Автобиография - Бенджамин Франклин
В течение этого времени я немного ухаживал за мисс Рид. Я питал к ней глубокое уважение и привязанность и имел некоторые основания полагать, что и она испытывала ко мне такие же чувства; но поскольку я должен был отправиться в длительное путешествие и мы оба были еще очень молоды, лишь немного старше восемнадцати лет, то ее мать решила, что благоразумнее помешать нам зайти слишком далеко и что лучше, чтобы наш брак, если он состоится, был заключен после моего возвращения, когда я уже буду, как я надеялся, прочно стоять на ногах. Возможно также, что она считала, что мои надежды не имели под собой такого солидного основания, как я воображал.
Моими наиболее близкими знакомыми в то время были Чарлз Осборн, Джозеф Уотсон и Джеме Ралф – все большие любители чтения. Первые два служили письмоводителями у видного в нашем городе нотариуса Чарлза Брокдена, а третий был письмоводителем у купца. Уотсон был благочестивым, рассудительным и очень честным молодым человеком.
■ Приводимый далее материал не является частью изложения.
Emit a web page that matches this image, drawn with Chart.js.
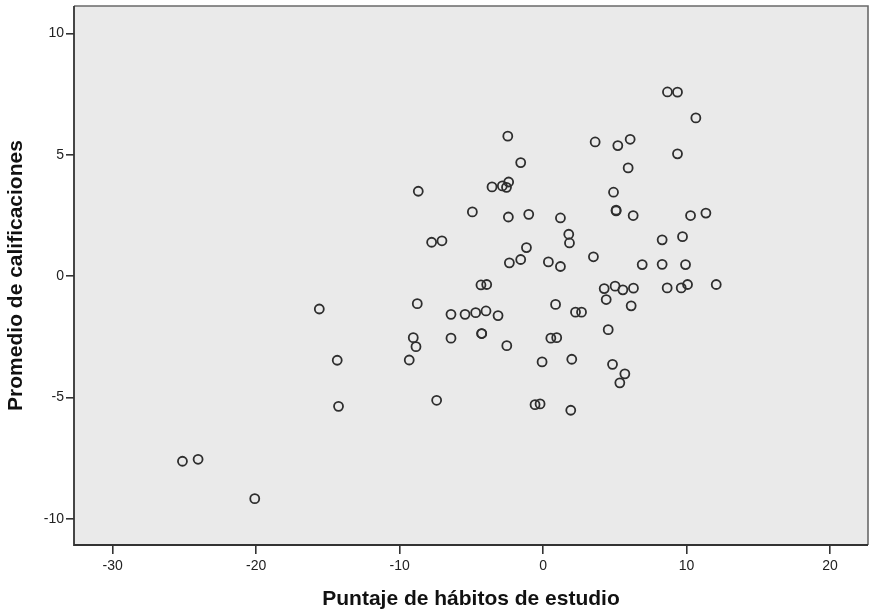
<!DOCTYPE html>
<html>
<head>
<meta charset="utf-8">
<script src="https://cdn.jsdelivr.net/npm/chart.js@4/dist/chart.umd.min.js"></script>
<style>
  html, body { margin: 0; padding: 0; background: #fff; overflow: hidden; }
  #wrap { width: 869px; height: 613px; }
  canvas { display: block; }
</style>
</head>
<body>
<div id="wrap"><canvas id="c" width="869" height="613"></canvas></div>
<script>
// Puntaje de hábitos de estudio (x) vs. promedio de calificaciones (y)
const habitos = [
  -25.14, -24.05, -20.10, -15.60, -14.35, -14.26, -9.33, -9.05, -8.86, -8.77,
  -8.70, -7.77, -7.05, -7.42, -6.42, -6.42, -5.44, -4.93, -4.70, -4.33,
  -3.93, -3.98, -4.28, -4.28, -3.56, -2.84, -2.40, -2.55, -3.14, -2.53,
  -2.46, -2.42, -2.35, -1.56, -1.56, -1.16, -1.00, -0.56, -0.21, -0.07,
  0.37, 0.54, 0.95, 0.87, 1.21, 1.21, 1.79, 1.84, 1.93, 2.00,
  2.26, 2.68, 3.51, 3.63, 4.26, 4.40, 4.54, 4.84, 4.91, 5.02,
  5.09, 5.09, 5.21, 5.35, 5.56, 5.70, 5.93, 6.07, 6.14, 6.28,
  6.30, 6.91, 8.30, 8.30, 8.65, 8.67, 9.37, 9.37, 9.63, 9.72,
  9.93, 10.07, 10.28, 10.65, 11.35, 12.07
];
const promedio = [
  -7.62, -7.54, -9.16, -1.35, -3.46, -5.36, -3.45, -2.53, -2.90, -1.13,
  3.50, 1.40, 1.46, -5.11, -1.57, -2.55, -1.57, 2.65, -1.50, -0.36,
  -0.34, -1.43, -2.36, -2.36, 3.68, 3.72, 3.88, 3.66, -1.62, -2.86,
  5.77, 2.44, 0.55, 4.68, 0.69, 1.18, 2.55, -5.29, -5.26, -3.53,
  0.59, -2.55, -2.53, -1.16, 2.40, 0.40, 1.73, 1.37, -5.52, -3.42,
  -1.48, -1.48, 0.80, 5.53, -0.51, -0.96, -2.20, -3.63, 3.46, -0.41,
  2.69, 2.72, 5.38, -4.39, -0.56, -4.02, 4.46, 5.64, -1.22, 2.50,
  -0.49, 0.48, 1.50, 0.49, -0.48, 7.59, 7.58, 5.04, -0.48, 1.63,
  0.48, -0.34, 2.50, 6.52, 2.60, -0.34
];
const xTicks = [-30, -20, -10, 0, 10, 20];
const yTicks = [-10, -5, 0, 5, 10];

const points = habitos.map((x, i) => ({ x: x, y: promedio[i] }));

const FONT = "'Liberation Sans', Arial, sans-serif";

// plot-area fill and frame
const framePlugin = {
  id: 'frame',
  beforeDraw(chart) {
    const { ctx, chartArea: a } = chart;
    ctx.save();
    ctx.fillStyle = '#eaeaea';
    ctx.fillRect(a.left, a.top, a.right - a.left, a.bottom - a.top);
    ctx.restore();
  },
  afterDraw(chart) {
    const { ctx, chartArea: a } = chart;
    ctx.save();
    ctx.strokeStyle = '#6a6a6a';
    ctx.lineWidth = 1.6;
    ctx.beginPath();
    ctx.moveTo(a.left, a.top);
    ctx.lineTo(a.right, a.top);
    ctx.lineTo(a.right, a.bottom);
    ctx.stroke();
    ctx.strokeStyle = '#333';
    ctx.lineWidth = 1.8;
    ctx.beginPath();
    ctx.moveTo(a.left, a.top);
    ctx.lineTo(a.left, a.bottom);
    ctx.lineTo(a.right, a.bottom);
    ctx.stroke();
    ctx.restore();
  }
};

function noPad(scale) {
  scale.paddingLeft = 0;
  scale.paddingRight = 0;
  scale.paddingTop = 0;
  scale.paddingBottom = 0;
}

new Chart(document.getElementById('c'), {
  type: 'scatter',
  data: {
    datasets: [{
      data: points,
      pointStyle: 'circle',
      pointRadius: 4.5,
      pointHoverRadius: 4.5,
      backgroundColor: 'rgba(0,0,0,0)',
      borderColor: '#2e2e2e',
      borderWidth: 1.8
    }]
  },
  options: {
    responsive: false,
    animation: false,
    events: [],
    layout: { autoPadding: false, padding: { left: 0, top: 6, right: 1, bottom: 0 } },
    plugins: { legend: { display: false }, tooltip: { enabled: false } },
    scales: {
      x: {
        type: 'linear',
        min: -32.7,
        max: 22.65,
        afterBuildTicks(scale) { scale.ticks = xTicks.map(v => ({ value: v })); },
        afterFit(scale) { scale.height = 68; noPad(scale); },
        border: { display: false },
        grid: { drawOnChartArea: false, drawTicks: true, tickLength: 9, color: '#333', lineWidth: 1.6 },
        ticks: { padding: 4, color: '#222', font: { family: FONT, size: 14 } },
        title: {
          display: true,
          text: 'Puntaje de hábitos de estudio',
          color: '#111',
          font: { family: FONT, size: 21, weight: 'bold' },
          padding: { top: 0, bottom: 1.5 }
        }
      },
      y: {
        type: 'linear',
        min: -11.07,
        max: 11.13,
        afterBuildTicks(scale) { scale.ticks = yTicks.map(v => ({ value: v })); },
        afterFit(scale) { scale.width = 74; noPad(scale); },
        border: { display: false },
        grid: { drawOnChartArea: false, drawTicks: true, tickLength: 8, color: '#333', lineWidth: 1.6 },
        ticks: { padding: 2, color: '#222', font: { family: FONT, size: 14 } },
        title: {
          display: true,
          text: 'Promedio de calificaciones',
          color: '#111',
          font: { family: FONT, size: 21, weight: 'bold' },
          padding: { top: 4, bottom: 0 }
        }
      }
    }
  },
  plugins: [framePlugin]
});
</script>
</body>
</html>
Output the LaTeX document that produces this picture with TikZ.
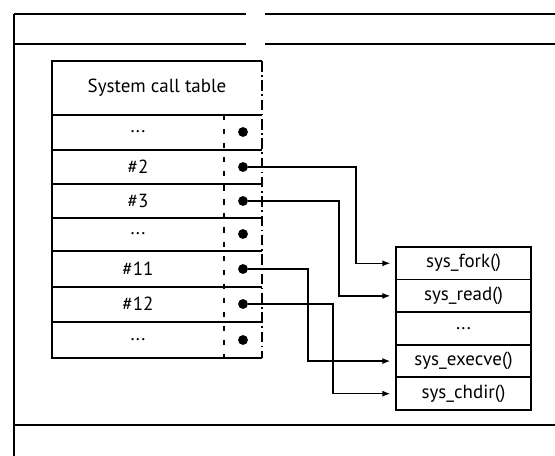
\documentclass[tikz,border=0pt]{standalone}
\usepackage{fontspec}
\setmainfont{PT Sans}
\usetikzlibrary{arrows.meta,positioning}

\begin{document}
\begin{tikzpicture}[x=0.02cm,y=-0.02cm,every node/.style={font=\fontsize{10.8}{13}\selectfont},
  frame/.style={line width=1.2pt},
  grid/.style={line width=1pt},
  dot/.style={circle,fill,inner sep=0pt,minimum size=5.6pt},
  fn/.style={draw,line width=1pt,outer sep=0pt,minimum width=2.7cm,minimum height=0.652cm,inner sep=0pt},
  link/.style={line width=0.8pt,-{Latex[length=4.5pt,width=3.4pt]},shorten >=3.2pt}]
  \useasboundingbox (0,0) rectangle (555,456);
  \draw[frame] (14,14) -- (246,14) (265,14) -- (555,14) (14,44) -- (246,44) (265,44) -- (555,44);
  \draw[frame] (14,14) -- (14,456) (14,425) -- (555,425);
  \draw[grid] (262,61) -- (52,61) -- (52,358) -- (262,358);
  \draw[grid, dash pattern=on 6pt off 2pt on 1pt off 2pt] (262,61) -- (262,358);
  \draw[grid, dash pattern=on 3pt off 5pt] (224,115) -- (224,358);
  \foreach \y in {115,150,184,218,251,287,322} \draw[grid] (52,\y) -- (262,\y);
  \node (title) at (157,88) {System call table};
  \foreach \y/\t/\n in {132/{...}/a,167/{\#2}/2,201/{\#3}/3,234/{...}/b,269/{\#11}/11,304/{\#12}/12,340/{...}/c} {
    \node (id\n) at (138,\y) {\t};
    \node[dot] (p\n) at (243,\y) {};
  }
  \node[fn] (fork) at (463.5,263.3) {sys\_fork()};
  \node[fn, below=0pt of fork] (read) {sys\_read()};
  \node[fn, below=0pt of read] (rest) {...};
  \node[fn, below=0pt of rest] (execve) {sys\_execve()};
  \node[fn, below=0pt of execve] (chdir) {sys\_chdir()};
  \coordinate (k2) at (356,0);
  \coordinate (k3) at (339,0);
  \coordinate (k11) at (308,0);
  \coordinate (k12) at (333,0);
  \draw[link] (p2) -| (k2 |- fork) -- (fork);
  \draw[link] (p3) -| (k3 |- read) -- (read);
  \draw[link] (p11) -| (k11 |- execve) -- (execve);
  \draw[link] (p12) -| (k12 |- chdir) -- (chdir);
\end{tikzpicture}
\end{document}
Остальные не обладали такими твердыми религиозными убеждениями, в особенности Ралф, которого я, так же как и Коллинса, поколебал в вере, за что они оба заставили меня страдать. Осборн был рассудительным, прямодушным, откровенным, искренним и доброжелательным к своим друзьям, но в литературных делах слишком увлекался критикой. Ралф был умен, обладал хорошими манерами и необыкновенным красноречием, я, пожалуй, никогда не встречал лучшего оратора. Оба они были большими поклонниками поэзии и начинали кое-что пописывать. Сколько приятных прогулок совершили мы вчетвером по воскресеньям в лесу па берегах Скейлкилла, когда мы но очереди читали друг другу и обсуждали прочитанное!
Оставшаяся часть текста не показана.